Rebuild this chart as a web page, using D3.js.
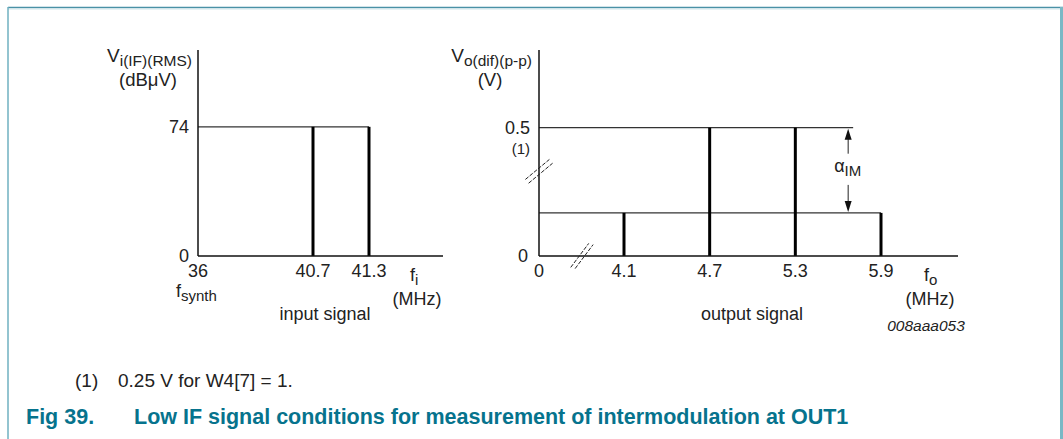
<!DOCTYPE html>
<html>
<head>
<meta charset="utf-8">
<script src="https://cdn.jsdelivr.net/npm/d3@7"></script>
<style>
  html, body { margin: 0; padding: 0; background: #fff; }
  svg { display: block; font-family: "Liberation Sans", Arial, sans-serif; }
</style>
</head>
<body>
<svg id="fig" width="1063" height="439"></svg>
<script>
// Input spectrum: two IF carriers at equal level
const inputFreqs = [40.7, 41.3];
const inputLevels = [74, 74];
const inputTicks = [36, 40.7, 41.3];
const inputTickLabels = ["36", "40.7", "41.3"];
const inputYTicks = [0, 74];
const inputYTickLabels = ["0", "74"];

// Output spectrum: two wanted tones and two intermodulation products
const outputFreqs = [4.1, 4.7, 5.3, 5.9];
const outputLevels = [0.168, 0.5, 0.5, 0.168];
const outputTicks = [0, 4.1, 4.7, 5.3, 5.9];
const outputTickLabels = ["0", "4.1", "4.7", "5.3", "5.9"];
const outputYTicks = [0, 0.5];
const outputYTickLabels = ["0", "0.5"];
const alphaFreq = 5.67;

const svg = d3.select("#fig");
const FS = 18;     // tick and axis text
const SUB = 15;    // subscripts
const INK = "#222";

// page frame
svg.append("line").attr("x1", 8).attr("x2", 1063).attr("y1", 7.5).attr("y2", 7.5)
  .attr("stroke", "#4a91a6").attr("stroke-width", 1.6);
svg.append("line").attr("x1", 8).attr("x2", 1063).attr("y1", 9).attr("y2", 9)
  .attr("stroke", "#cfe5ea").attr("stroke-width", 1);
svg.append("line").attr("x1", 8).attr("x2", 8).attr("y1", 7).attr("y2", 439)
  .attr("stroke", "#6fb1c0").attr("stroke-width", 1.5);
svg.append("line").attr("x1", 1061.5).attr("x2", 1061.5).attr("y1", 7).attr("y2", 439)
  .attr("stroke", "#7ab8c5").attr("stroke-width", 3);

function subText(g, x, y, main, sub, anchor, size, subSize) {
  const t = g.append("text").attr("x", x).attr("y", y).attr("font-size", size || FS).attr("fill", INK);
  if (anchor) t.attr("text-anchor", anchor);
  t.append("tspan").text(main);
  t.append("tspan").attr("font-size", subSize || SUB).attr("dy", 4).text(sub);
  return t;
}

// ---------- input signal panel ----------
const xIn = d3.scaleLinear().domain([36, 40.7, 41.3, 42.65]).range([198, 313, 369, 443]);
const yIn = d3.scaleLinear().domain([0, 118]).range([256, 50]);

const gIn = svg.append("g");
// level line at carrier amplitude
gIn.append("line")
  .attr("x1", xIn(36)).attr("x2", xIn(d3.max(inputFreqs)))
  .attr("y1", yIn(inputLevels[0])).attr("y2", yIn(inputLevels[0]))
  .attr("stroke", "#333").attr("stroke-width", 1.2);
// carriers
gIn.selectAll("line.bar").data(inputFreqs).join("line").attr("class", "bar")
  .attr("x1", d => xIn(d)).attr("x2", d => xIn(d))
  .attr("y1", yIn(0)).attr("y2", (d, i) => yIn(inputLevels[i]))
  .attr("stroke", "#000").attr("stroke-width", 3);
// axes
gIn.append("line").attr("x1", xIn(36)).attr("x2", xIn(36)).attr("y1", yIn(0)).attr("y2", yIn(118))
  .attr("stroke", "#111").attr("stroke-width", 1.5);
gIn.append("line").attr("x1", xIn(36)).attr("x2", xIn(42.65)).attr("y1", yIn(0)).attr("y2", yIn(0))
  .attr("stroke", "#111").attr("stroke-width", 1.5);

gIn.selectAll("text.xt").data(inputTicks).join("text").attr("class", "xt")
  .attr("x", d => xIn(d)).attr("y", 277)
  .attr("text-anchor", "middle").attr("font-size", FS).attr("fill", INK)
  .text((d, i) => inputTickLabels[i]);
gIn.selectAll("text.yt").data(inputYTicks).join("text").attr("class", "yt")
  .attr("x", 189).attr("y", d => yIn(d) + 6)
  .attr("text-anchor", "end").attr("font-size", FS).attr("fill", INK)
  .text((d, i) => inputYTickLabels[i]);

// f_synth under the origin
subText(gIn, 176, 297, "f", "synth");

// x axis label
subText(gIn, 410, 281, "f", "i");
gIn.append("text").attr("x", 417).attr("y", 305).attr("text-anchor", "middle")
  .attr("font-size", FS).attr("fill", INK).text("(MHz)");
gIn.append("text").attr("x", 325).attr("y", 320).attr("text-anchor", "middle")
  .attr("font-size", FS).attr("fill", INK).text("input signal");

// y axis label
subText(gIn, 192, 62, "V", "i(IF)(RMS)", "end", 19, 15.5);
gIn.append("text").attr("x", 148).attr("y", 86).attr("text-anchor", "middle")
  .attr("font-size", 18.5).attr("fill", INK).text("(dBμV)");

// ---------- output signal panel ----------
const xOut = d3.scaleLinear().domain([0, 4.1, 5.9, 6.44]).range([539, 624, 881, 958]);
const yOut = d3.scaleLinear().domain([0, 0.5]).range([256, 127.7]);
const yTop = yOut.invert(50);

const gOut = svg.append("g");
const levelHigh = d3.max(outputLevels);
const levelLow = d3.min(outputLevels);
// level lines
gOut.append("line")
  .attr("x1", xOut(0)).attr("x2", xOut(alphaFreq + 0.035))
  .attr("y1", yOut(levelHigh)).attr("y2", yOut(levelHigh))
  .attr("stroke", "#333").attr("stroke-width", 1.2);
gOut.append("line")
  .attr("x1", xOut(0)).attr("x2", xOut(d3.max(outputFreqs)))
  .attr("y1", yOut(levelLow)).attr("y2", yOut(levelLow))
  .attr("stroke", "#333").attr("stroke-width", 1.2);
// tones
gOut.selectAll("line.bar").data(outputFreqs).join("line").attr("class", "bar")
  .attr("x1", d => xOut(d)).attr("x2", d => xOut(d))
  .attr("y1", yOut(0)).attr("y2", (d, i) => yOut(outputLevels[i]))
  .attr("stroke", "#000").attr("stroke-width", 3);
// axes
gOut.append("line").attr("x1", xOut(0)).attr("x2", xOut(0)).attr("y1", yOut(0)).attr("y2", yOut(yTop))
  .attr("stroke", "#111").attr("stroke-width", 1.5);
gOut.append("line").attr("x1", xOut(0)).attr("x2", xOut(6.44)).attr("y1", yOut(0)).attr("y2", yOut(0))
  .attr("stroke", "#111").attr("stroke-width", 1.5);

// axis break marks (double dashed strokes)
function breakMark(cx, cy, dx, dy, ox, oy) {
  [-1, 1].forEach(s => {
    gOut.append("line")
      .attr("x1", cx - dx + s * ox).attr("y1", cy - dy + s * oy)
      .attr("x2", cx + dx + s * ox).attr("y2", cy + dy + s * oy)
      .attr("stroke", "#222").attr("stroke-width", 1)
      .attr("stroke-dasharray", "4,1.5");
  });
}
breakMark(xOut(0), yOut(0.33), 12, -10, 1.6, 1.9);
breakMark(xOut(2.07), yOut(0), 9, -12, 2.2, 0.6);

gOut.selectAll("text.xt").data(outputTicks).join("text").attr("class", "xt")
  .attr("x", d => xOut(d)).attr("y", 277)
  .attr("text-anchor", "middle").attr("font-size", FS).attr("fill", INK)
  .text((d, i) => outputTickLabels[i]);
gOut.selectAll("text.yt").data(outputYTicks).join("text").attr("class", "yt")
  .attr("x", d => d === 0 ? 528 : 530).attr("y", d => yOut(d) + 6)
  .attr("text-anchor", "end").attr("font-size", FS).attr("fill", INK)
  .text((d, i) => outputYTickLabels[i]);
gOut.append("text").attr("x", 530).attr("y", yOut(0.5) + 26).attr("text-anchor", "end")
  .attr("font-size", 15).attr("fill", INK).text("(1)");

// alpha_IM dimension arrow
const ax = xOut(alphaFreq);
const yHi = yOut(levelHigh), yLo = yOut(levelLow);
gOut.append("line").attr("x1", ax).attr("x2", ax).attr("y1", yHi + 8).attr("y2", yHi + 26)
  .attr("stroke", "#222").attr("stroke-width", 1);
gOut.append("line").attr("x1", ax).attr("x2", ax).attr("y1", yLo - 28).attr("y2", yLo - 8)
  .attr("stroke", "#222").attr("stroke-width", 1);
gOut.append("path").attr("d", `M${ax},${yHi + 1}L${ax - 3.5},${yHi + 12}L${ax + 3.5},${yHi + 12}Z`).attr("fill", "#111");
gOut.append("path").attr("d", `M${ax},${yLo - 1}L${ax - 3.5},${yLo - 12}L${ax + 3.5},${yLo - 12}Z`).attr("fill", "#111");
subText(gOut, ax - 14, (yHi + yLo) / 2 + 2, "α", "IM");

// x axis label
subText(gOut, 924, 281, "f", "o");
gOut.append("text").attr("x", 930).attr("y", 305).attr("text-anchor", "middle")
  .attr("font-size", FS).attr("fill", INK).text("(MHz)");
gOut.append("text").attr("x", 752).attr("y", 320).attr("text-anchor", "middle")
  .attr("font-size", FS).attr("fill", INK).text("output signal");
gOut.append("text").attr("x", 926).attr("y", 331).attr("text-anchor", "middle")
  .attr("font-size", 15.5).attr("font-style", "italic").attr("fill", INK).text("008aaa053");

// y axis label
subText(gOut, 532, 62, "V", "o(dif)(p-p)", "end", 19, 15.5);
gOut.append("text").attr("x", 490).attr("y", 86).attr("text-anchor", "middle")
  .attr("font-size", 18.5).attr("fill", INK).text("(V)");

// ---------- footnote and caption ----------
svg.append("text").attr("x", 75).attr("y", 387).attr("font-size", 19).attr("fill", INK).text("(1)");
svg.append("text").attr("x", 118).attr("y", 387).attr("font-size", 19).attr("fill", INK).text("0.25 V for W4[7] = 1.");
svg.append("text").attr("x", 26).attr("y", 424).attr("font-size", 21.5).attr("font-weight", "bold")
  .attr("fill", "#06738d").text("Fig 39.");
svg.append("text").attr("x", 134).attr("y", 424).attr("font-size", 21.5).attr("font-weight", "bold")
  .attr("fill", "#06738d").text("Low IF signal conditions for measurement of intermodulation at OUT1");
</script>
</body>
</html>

[YOUR INSTRUCTIONS] Across the data, tally the lines containing "page" and give back the number alone.

[SOLUTION] 2